There are few residents in Brisbane today who can recall a time when Queen Street Mall was a humble dirt road and the preferred mode of transport was horseback. During the 1870s, in the space that we now know as MacArthur Central, the street was lined with a variety of specialty stores to provision the burgeoning city centre. It was here that a local entrepreneur Mr Hughes ran a grocery and liquor store. It was early one morning, in late March 1877, that Mr Hughes shifted several leaking casks of rum from his stock. Later that evening an employee of Mr Hughes ran into strife when one of the leaking barrels he was attempting to mend spurted its contents over the employee, igniting the candle he was holding aloft.

Traffic Journeying Down Queen and Eagle Street in Brisbane. 1880. Courtesy Queensland State Archives.

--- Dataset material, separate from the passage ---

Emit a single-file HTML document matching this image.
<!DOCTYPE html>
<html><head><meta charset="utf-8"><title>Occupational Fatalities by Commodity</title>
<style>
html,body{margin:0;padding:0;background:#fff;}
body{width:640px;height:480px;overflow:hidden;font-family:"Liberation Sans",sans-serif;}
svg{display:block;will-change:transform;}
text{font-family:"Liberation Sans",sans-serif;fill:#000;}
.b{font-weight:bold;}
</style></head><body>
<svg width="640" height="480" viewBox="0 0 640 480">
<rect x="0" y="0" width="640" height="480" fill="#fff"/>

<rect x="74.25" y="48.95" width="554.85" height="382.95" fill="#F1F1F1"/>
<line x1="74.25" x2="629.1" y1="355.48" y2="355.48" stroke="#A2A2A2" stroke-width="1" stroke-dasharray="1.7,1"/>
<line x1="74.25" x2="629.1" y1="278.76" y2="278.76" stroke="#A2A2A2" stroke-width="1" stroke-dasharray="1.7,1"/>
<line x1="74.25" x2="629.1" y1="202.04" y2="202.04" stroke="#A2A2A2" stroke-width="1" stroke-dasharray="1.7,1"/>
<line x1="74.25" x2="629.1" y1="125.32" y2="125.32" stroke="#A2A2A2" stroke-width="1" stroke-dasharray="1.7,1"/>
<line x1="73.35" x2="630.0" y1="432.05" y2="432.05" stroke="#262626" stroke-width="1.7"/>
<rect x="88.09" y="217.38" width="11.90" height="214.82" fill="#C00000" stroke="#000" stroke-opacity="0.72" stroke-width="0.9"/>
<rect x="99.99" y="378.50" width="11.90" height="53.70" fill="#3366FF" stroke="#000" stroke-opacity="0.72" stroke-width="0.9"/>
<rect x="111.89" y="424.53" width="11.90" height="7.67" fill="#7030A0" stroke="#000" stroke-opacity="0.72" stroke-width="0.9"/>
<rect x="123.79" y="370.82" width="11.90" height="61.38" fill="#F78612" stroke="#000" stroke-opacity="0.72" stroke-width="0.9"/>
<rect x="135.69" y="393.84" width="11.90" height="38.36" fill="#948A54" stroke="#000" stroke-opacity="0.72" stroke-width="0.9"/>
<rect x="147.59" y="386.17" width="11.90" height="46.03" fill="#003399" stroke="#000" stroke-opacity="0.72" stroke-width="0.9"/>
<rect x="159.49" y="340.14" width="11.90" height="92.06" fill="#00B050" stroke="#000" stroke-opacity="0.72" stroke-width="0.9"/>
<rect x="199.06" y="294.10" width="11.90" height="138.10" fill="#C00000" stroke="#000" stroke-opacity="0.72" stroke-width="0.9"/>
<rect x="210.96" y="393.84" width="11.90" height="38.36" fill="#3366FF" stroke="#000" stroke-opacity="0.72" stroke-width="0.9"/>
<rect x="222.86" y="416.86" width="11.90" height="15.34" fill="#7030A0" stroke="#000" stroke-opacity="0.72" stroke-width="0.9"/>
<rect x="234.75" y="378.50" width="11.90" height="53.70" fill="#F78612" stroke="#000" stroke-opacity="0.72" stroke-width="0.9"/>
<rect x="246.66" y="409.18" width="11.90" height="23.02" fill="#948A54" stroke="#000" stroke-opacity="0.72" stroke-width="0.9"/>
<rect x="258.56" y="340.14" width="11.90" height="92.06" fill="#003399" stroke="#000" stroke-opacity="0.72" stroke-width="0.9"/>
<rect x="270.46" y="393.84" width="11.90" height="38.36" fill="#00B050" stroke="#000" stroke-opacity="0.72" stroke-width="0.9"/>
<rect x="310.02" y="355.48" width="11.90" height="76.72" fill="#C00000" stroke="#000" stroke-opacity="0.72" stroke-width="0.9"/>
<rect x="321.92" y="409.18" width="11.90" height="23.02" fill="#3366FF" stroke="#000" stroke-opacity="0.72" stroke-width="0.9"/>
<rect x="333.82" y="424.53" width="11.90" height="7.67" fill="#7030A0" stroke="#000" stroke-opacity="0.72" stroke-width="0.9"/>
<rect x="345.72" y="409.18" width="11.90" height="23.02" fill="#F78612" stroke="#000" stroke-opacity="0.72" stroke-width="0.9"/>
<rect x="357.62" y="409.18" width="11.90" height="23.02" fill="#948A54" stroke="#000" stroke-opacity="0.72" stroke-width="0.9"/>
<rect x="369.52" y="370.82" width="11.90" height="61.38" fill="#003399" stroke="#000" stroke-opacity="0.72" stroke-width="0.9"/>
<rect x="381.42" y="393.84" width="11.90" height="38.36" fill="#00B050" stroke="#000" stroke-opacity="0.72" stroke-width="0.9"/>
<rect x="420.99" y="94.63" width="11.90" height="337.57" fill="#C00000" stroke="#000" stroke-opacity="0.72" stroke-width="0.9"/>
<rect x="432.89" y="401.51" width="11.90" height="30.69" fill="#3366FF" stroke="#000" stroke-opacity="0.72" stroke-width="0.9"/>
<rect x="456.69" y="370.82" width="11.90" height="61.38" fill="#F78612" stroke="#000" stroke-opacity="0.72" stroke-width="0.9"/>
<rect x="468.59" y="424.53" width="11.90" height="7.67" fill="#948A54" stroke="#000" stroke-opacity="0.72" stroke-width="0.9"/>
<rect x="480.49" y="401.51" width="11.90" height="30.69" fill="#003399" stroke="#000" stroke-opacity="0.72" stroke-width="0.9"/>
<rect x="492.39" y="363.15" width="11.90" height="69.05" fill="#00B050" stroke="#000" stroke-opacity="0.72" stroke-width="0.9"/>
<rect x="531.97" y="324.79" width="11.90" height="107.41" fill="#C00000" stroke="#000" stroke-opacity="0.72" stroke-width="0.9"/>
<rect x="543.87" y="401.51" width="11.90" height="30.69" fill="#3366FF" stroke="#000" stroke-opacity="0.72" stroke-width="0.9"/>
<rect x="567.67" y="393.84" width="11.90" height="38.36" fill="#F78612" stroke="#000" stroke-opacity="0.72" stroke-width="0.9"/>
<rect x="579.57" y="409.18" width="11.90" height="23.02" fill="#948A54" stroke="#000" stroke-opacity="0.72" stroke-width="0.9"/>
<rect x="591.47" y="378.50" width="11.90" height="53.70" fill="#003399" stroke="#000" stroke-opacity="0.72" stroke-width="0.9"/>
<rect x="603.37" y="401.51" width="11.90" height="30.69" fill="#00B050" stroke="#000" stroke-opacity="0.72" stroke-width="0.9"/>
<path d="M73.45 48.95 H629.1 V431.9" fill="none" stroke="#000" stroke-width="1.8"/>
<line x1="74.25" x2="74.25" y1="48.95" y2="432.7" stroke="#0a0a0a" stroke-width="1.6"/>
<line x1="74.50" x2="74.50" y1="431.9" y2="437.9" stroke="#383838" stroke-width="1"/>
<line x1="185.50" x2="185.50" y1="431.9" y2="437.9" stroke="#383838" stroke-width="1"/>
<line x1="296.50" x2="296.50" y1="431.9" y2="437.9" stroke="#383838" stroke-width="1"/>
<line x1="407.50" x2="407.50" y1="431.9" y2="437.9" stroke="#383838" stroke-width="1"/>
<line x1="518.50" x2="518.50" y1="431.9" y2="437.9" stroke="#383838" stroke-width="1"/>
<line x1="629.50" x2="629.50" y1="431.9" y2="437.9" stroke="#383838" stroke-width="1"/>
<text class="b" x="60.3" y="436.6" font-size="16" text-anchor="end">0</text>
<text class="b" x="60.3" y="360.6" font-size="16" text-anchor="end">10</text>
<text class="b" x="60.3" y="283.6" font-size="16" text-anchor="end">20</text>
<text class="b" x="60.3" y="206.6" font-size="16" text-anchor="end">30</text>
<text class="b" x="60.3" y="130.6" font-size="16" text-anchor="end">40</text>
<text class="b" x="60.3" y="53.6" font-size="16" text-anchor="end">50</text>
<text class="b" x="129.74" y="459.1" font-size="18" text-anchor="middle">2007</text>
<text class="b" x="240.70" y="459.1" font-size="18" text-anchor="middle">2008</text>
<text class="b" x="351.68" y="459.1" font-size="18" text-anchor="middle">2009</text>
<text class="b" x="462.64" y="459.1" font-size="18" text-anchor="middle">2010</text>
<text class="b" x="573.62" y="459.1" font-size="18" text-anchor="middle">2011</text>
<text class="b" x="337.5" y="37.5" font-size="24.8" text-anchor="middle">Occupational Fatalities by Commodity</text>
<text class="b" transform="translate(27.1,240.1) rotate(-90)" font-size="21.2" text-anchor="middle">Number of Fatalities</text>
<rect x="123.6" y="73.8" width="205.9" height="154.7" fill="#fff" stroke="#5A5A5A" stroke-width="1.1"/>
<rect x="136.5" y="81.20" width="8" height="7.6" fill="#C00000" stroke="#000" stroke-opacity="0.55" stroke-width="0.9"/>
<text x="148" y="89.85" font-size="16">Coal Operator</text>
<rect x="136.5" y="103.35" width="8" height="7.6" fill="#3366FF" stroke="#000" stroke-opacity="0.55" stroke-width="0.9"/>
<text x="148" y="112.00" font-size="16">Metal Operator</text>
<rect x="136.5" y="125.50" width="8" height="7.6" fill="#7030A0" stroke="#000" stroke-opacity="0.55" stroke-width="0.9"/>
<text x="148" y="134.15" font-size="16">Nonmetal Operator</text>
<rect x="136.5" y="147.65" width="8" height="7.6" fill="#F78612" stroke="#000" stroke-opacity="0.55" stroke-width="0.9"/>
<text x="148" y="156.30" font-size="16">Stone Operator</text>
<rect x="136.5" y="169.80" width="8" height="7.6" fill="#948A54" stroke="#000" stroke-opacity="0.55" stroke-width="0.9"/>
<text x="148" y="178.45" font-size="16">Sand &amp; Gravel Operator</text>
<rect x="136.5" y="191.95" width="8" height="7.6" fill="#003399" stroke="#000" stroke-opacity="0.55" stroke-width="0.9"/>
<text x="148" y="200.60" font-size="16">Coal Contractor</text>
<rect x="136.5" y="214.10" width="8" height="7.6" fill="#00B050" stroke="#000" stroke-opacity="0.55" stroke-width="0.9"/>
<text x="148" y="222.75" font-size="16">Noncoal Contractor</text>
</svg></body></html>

The deadly combination of spilled rum and open flames became a blaze that threatened to consume Mr Hughes’ store entirely. The volunteer fire brigade was called to the scene. Salt was thrown on the flames to extinguish them as the water mains were switched off that night. A young volunteer firefighter by the name of James Mooney was assisting his friend in removing the remaining barrels of rum from the inferno. Casks in hand, the duo were walking ahead of another pair of firefighters who were similarly occupied when the bottom of the other firefighters’ casks burst open. A shower of rum soaked James Mooney from head to toe, turning James into a human torch as the flames licked at his flammable clothes.

To save his colleagues, James ran out of the shop and was thrown to the footpath and covered with wet sacks to put out the flames. Sadly, he died two days later from his devastating injuries.

Eagle Street Drinking Fountain. Circa 1900. Courtesy Queensland State Archives.

At the age of 22, James Mooney was the first firefighter to die in the line of duty in Queensland.

On the day of his funeral flags were at half mast, shops were shut, and the head of the procession was turning into George Street while the back end had only just left the G.P.O. in Queen Street.

In the mid-1870s the corner of Queen and Eagle Streets needed to be beautified so a drinking fountain and landscaping were suggested. Friends of James Mooney donated money to the already planned fountain on the proviso that there be a plaque commemorating James and his brave efforts. The total cost of the fountain was 627 pounds and James’ friends donated 40 pounds. Bizarrely, the fountain was completed in 1880 with no plaque to Mooney but instead a plaque to the Municipal Council of 1879. It wasn’t until 1988 that a plaque was added to commemorate James Mooney, 111 years after his brave act. This fountain still stands today at 118 Eagle Street.